M. Robert Weidner III, president/CEO of the Metals Service Center Institute (MSCI), Rolling Meadows, Ill., has issued the following statement regarding President Trump’s decision to impose tariffs on steel and aluminum products from Canada and Mexico:

“As a North American trade association representing metals companies, MSCI believes U.S., Canadian, and Mexican officials should continue discussions with a sense of urgency to update NAFTA and strengthen our ties to our NAFTA trading partners. The focus of the Section 232 penalties should be nonmarket economies like China that subsidize their steel and aluminum producers and that routinely circumvent international law. From the start of the administration’s Section 232 investigations, MSCI has argued these penalties should be targeted toward nonmarket systems.

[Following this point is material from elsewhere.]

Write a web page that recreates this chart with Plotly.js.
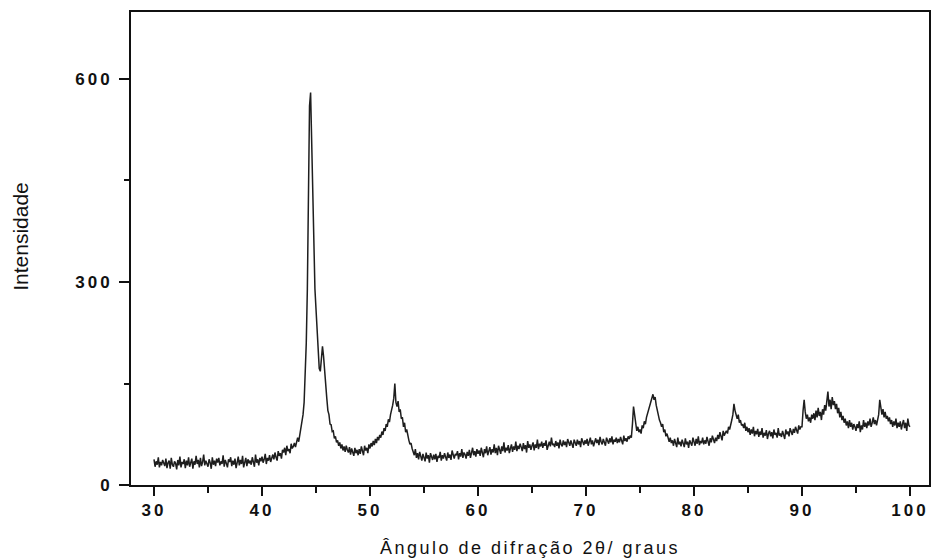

“As MSCI explained in its NAFTA testimony last year, NAFTA has positively impacted the manufacturing sectors in all three nations, fostering a $1 trillion annual trading relationship that is beneficial to both businesses and consumers. The U.S.’s allies in Canada and Mexico are good, reliable trading partners and are not the cause of global steel and aluminum oversupply. We hope through ongoing NAFTA modernization talks, negotiators can strengthen this relationship and reach a speedy resolution on the Section 232 penalties.”

In steel 232 comments submitted to the U.S. Commerce Department on May 31, 2017, and in aluminum 232 comments submitted on June 23, 2017, MSCI asked the Trump administration to take strong action to help the entire U.S. steel and aluminum supply chains while exempting the U.S.’s North American trading partners from any proposed Section 232 penalties.